● Work to be completed: Write out the full listing exactly as given, minus the images.
┌────────
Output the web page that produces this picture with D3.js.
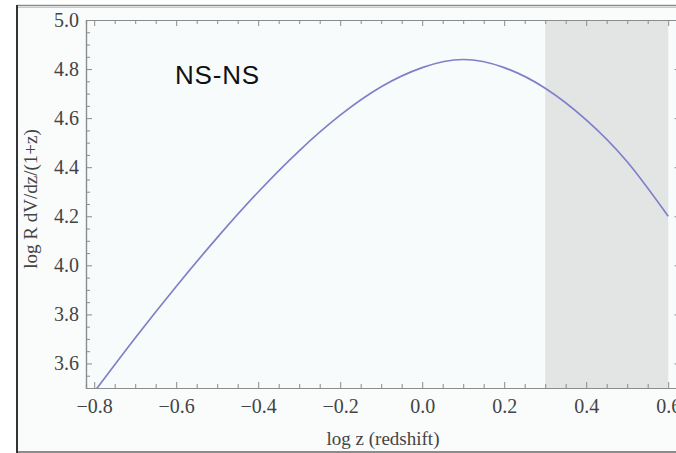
<!DOCTYPE html>
<html><head><meta charset="utf-8">
<script src="https://cdn.jsdelivr.net/npm/d3@7"></script>
<style>body{margin:0;background:#fff;}svg{display:block;}</style>
</head><body>
<script>
const xValues = [-0.8,-0.7,-0.6,-0.5,-0.4,-0.3,-0.2,-0.1,0.0,0.1,0.2,0.3,0.4,0.5,0.6];
const yValues = [3.484,3.704,3.914,4.113,4.299,4.467,4.612,4.728,4.806,4.839,4.806,4.722,4.593,4.422,4.200];
const xMajorTicks = [-0.8,-0.6,-0.4,-0.2,0.0,0.2,0.4,0.6];
const yMajorTicks = [3.6,3.8,4.0,4.2,4.4,4.6,4.8,5.0];
const shadedRange = [0.3, 0.6];
const title = "NS-NS";
const xLabel = "log z (redshift)";
const yLabel = "log R dV/dz/(1+z)";

const W = 676, H = 453;
const svg = d3.select("body").append("svg").attr("width", W).attr("height", H);

// page background & slide frame
svg.append("rect").attr("width", W).attr("height", H).attr("fill", "#ffffff");
svg.append("rect").attr("x", 17).attr("y", 6).attr("width", W).attr("height", 446).attr("fill", "#fafcfc");
svg.append("line").attr("x1", 17).attr("x2", W).attr("y1", 5.5).attr("y2", 5.5).attr("stroke", "#8a8c8c").attr("stroke-width", 1.5);
svg.append("line").attr("x1", 17).attr("x2", W).attr("y1", 7.5).attr("y2", 7.5).attr("stroke", "#c8caca").attr("stroke-width", 1);
svg.append("line").attr("x1", 17).attr("x2", W).attr("y1", 452).attr("y2", 452).attr("stroke", "#666").attr("stroke-width", 1.5);
svg.append("line").attr("x1", 17).attr("x2", 17).attr("y1", 5).attr("y2", H).attr("stroke", "#333").attr("stroke-width", 2);

const x = d3.scaleLinear().domain([-0.82, 0.63]).range([86, 680.5]);
const y = d3.scaleLinear().domain([3.5, 5.0]).range([388, 20]);
const [x0, x1] = x.range(), [y0, y1] = y.range();

// plot background
svg.append("rect").attr("x", x0).attr("y", y1).attr("width", x1 - x0).attr("height", y0 - y1).attr("fill", "#f8fbfb");
svg.append("rect").attr("x", x(shadedRange[0])).attr("y", y1).attr("width", x(shadedRange[1]) - x(shadedRange[0])).attr("height", y0 - y1).attr("fill", "#e3e5e5");

// curve
svg.append("clipPath").attr("id", "clip").append("rect").attr("x", x0).attr("y", y1).attr("width", x1 - x0).attr("height", y0 - y1);
const data = xValues.map((v, i) => [v, yValues[i]]);
svg.append("path").datum(data).attr("clip-path", "url(#clip)")
  .attr("fill", "none").attr("stroke", "#8080c8").attr("stroke-width", 1.7)
  .attr("d", d3.line().x(d => x(d[0])).y(d => y(d[1])).curve(d3.curveNatural));

// minor ticks arrays
const xMinor = d3.range(-0.80, 0.6001, 0.05).map(v => +v.toFixed(2)).filter(v => !xMajorTicks.some(t => Math.abs(t - v) < 1e-6));
const yMinor = d3.range(3.5, 5.0001, 0.05).map(v => +v.toFixed(2)).filter(v => !yMajorTicks.some(t => Math.abs(t - v) < 1e-6));

const serif = "'Liberation Serif','DejaVu Serif',serif";
function styleAxis(g) {
  g.selectAll("path.domain").attr("stroke", "#8a8c8c").attr("stroke-width", 1.2);
  g.selectAll(".tick line").attr("stroke", "#8a8c8c").attr("stroke-width", 1);
  g.selectAll("text").attr("font-family", serif).attr("font-size", 20).attr("fill", "#444");
}
// bottom
const gB = svg.append("g").attr("transform", `translate(0,${y0})`)
  .call(d3.axisBottom(x).tickValues(xMajorTicks).tickSizeInner(-6).tickSizeOuter(0).tickPadding(11)
    .tickFormat(d => d3.format(".1f")(d).replace("-", "\u2212")));
styleAxis(gB);
svg.append("g").attr("transform", `translate(0,${y0})`)
  .call(d3.axisBottom(x).tickValues(xMinor).tickSize(-4).tickFormat("")).call(styleAxis);
// top
svg.append("g").attr("transform", `translate(0,${y1})`)
  .call(d3.axisTop(x).tickValues(xMajorTicks).tickSizeInner(-6).tickSizeOuter(0).tickFormat("")).call(styleAxis);
svg.append("g").attr("transform", `translate(0,${y1})`)
  .call(d3.axisTop(x).tickValues(xMinor).tickSize(-4).tickFormat("")).call(styleAxis);
// left
const gL = svg.append("g").attr("transform", `translate(${x0},0)`)
  .call(d3.axisLeft(y).tickValues(yMajorTicks).tickSizeInner(-6).tickSizeOuter(0).tickPadding(7)
    .tickFormat(d3.format(".1f")));
styleAxis(gL);
svg.append("g").attr("transform", `translate(${x0},0)`)
  .call(d3.axisLeft(y).tickValues(yMinor).tickSize(-4).tickFormat("")).call(styleAxis);
// right
svg.append("g").attr("transform", `translate(${x1},0)`)
  .call(d3.axisRight(y).tickValues(yMajorTicks).tickSizeInner(-6).tickSizeOuter(0).tickFormat("")).call(styleAxis);

// labels
svg.append("text").attr("x", 383).attr("y", 445).attr("text-anchor", "middle")
  .attr("font-family", serif).attr("font-size", 19).attr("fill", "#444").text(xLabel);
svg.append("text").attr("transform", "translate(37,199) rotate(-90)").attr("text-anchor", "middle")
  .attr("font-family", serif).attr("font-size", 19).attr("fill", "#444").text(yLabel);
svg.append("text").attr("x", 175).attr("y", 84).attr("letter-spacing", 0.8)
  .attr("font-family", "'Liberation Sans',Arial,sans-serif").attr("font-size", 26).attr("fill", "#111").text(title);
</script>
</body></html>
└────────
● Solution for this task:
Output the web page that produces this picture with D3.js.
<!DOCTYPE html>
<html><head><meta charset="utf-8">
<script src="https://cdn.jsdelivr.net/npm/d3@7"></script>
<style>body{margin:0;background:#fff;}svg{display:block;}</style>
</head><body>
<script>
const xValues = [-0.8,-0.7,-0.6,-0.5,-0.4,-0.3,-0.2,-0.1,0.0,0.1,0.2,0.3,0.4,0.5,0.6];
const yValues = [3.484,3.704,3.914,4.113,4.299,4.467,4.612,4.728,4.806,4.839,4.806,4.722,4.593,4.422,4.200];
const xMajorTicks = [-0.8,-0.6,-0.4,-0.2,0.0,0.2,0.4,0.6];
const yMajorTicks = [3.6,3.8,4.0,4.2,4.4,4.6,4.8,5.0];
const shadedRange = [0.3, 0.6];
const title = "NS-NS";
const xLabel = "log z (redshift)";
const yLabel = "log R dV/dz/(1+z)";

const W = 676, H = 453;
const svg = d3.select("body").append("svg").attr("width", W).attr("height", H);

// page background & slide frame
svg.append("rect").attr("width", W).attr("height", H).attr("fill", "#ffffff");
svg.append("rect").attr("x", 17).attr("y", 6).attr("width", W).attr("height", 446).attr("fill", "#fafcfc");
svg.append("line").attr("x1", 17).attr("x2", W).attr("y1", 5.5).attr("y2", 5.5).attr("stroke", "#8a8c8c").attr("stroke-width", 1.5);
svg.append("line").attr("x1", 17).attr("x2", W).attr("y1", 7.5).attr("y2", 7.5).attr("stroke", "#c8caca").attr("stroke-width", 1);
svg.append("line").attr("x1", 17).attr("x2", W).attr("y1", 452).attr("y2", 452).attr("stroke", "#666").attr("stroke-width", 1.5);
svg.append("line").attr("x1", 17).attr("x2", 17).attr("y1", 5).attr("y2", H).attr("stroke", "#333").attr("stroke-width", 2);

const x = d3.scaleLinear().domain([-0.82, 0.63]).range([86, 680.5]);
const y = d3.scaleLinear().domain([3.5, 5.0]).range([388, 20]);
const [x0, x1] = x.range(), [y0, y1] = y.range();

// plot background
svg.append("rect").attr("x", x0).attr("y", y1).attr("width", x1 - x0).attr("height", y0 - y1).attr("fill", "#f8fbfb");
svg.append("rect").attr("x", x(shadedRange[0])).attr("y", y1).attr("width", x(shadedRange[1]) - x(shadedRange[0])).attr("height", y0 - y1).attr("fill", "#e3e5e5");

// curve
svg.append("clipPath").attr("id", "clip").append("rect").attr("x", x0).attr("y", y1).attr("width", x1 - x0).attr("height", y0 - y1);
const data = xValues.map((v, i) => [v, yValues[i]]);
svg.append("path").datum(data).attr("clip-path", "url(#clip)")
  .attr("fill", "none").attr("stroke", "#8080c8").attr("stroke-width", 1.7)
  .attr("d", d3.line().x(d => x(d[0])).y(d => y(d[1])).curve(d3.curveNatural));

// minor ticks arrays
const xMinor = d3.range(-0.80, 0.6001, 0.05).map(v => +v.toFixed(2)).filter(v => !xMajorTicks.some(t => Math.abs(t - v) < 1e-6));
const yMinor = d3.range(3.5, 5.0001, 0.05).map(v => +v.toFixed(2)).filter(v => !yMajorTicks.some(t => Math.abs(t - v) < 1e-6));

const serif = "'Liberation Serif','DejaVu Serif',serif";
function styleAxis(g) {
  g.selectAll("path.domain").attr("stroke", "#8a8c8c").attr("stroke-width", 1.2);
  g.selectAll(".tick line").attr("stroke", "#8a8c8c").attr("stroke-width", 1);
  g.selectAll("text").attr("font-family", serif).attr("font-size", 20).attr("fill", "#444");
}
// bottom
const gB = svg.append("g").attr("transform", `translate(0,${y0})`)
  .call(d3.axisBottom(x).tickValues(xMajorTicks).tickSizeInner(-6).tickSizeOuter(0).tickPadding(11)
    .tickFormat(d => d3.format(".1f")(d).replace("-", "\u2212")));
styleAxis(gB);
svg.append("g").attr("transform", `translate(0,${y0})`)
  .call(d3.axisBottom(x).tickValues(xMinor).tickSize(-4).tickFormat("")).call(styleAxis);
// top
svg.append("g").attr("transform", `translate(0,${y1})`)
  .call(d3.axisTop(x).tickValues(xMajorTicks).tickSizeInner(-6).tickSizeOuter(0).tickFormat("")).call(styleAxis);
svg.append("g").attr("transform", `translate(0,${y1})`)
  .call(d3.axisTop(x).tickValues(xMinor).tickSize(-4).tickFormat("")).call(styleAxis);
// left
const gL = svg.append("g").attr("transform", `translate(${x0},0)`)
  .call(d3.axisLeft(y).tickValues(yMajorTicks).tickSizeInner(-6).tickSizeOuter(0).tickPadding(7)
    .tickFormat(d3.format(".1f")));
styleAxis(gL);
svg.append("g").attr("transform", `translate(${x0},0)`)
  .call(d3.axisLeft(y).tickValues(yMinor).tickSize(-4).tickFormat("")).call(styleAxis);
// right
svg.append("g").attr("transform", `translate(${x1},0)`)
  .call(d3.axisRight(y).tickValues(yMajorTicks).tickSizeInner(-6).tickSizeOuter(0).tickFormat("")).call(styleAxis);

// labels
svg.append("text").attr("x", 383).attr("y", 445).attr("text-anchor", "middle")
  .attr("font-family", serif).attr("font-size", 19).attr("fill", "#444").text(xLabel);
svg.append("text").attr("transform", "translate(37,199) rotate(-90)").attr("text-anchor", "middle")
  .attr("font-family", serif).attr("font-size", 19).attr("fill", "#444").text(yLabel);
svg.append("text").attr("x", 175).attr("y", 84).attr("letter-spacing", 0.8)
  .attr("font-family", "'Liberation Sans',Arial,sans-serif").attr("font-size", 26).attr("fill", "#111").text(title);
</script>
</body></html>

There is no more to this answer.